Which leaves us with what? A couple of other half-decent songs that include the very syncopated “Me and Bobby McGee,” on which Kenny proves he has just as much soul as the click track. And the lumbering “Ruby Mountain,” which walks on the choruses but just kinda lies there while Kenny sings the verses. And the very mellow but still kinda “up” “Always Leaving, Always Gone,” which either works on the basis of its Band-like horn section or founders on account of it (I change my mind every time I hear the damn song). And a couple more songs I skip past on sheer reflex.

Is Anthology a mixed bag? For sure. That said, if you’re a fan of “The Gambler” and have all of his Muppet Show appearances carefully archived on DVD and never pass up on an opportunity to dine at one of his chain chicken restaurants (you have to go to Asia nowadays but it’s worth the trip!) you’ll almost certainly consider this compilation an aces-high full-house you’d have to be crazy not to hold onto.

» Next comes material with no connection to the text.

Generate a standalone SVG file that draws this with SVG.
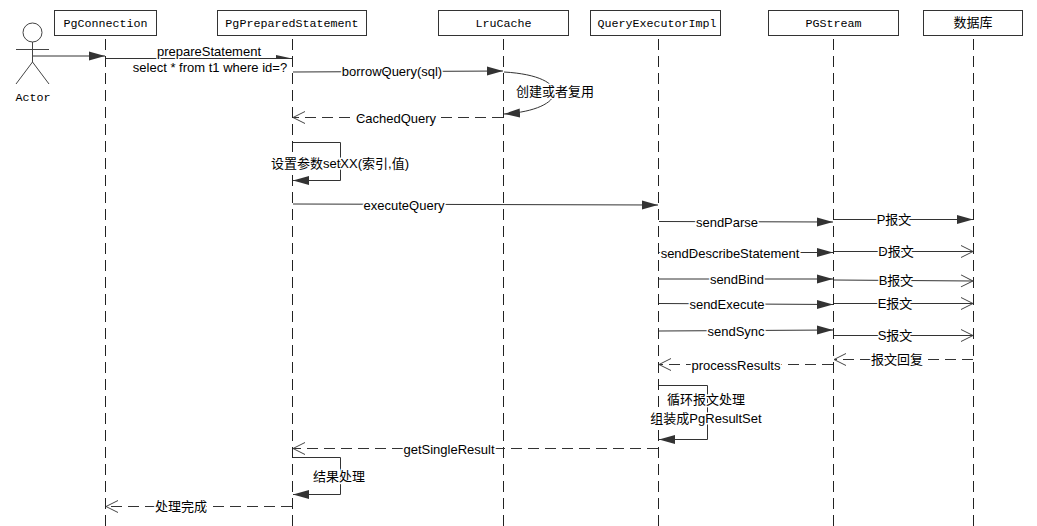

But–and this is important–this comp also has lots to offer to people who think “Lady” is the worst song they’ve ever heard and would sooner drown themselves in their bathtubs than listen to Kenny’s duets with Dottie West, Dolly Parton, Kim Carnes, Lynda Carter, Sheena Easton, and Ethiopia’s beloved emperor Haile Selassie, the last of which you’ve probably never heard because it only got airplay on Addis Ababa Top 40. Say what you will about The Gambler, he’ll sing a duet with anybody. Including Charles Manson I suspect, if Charlie had only thought to ask.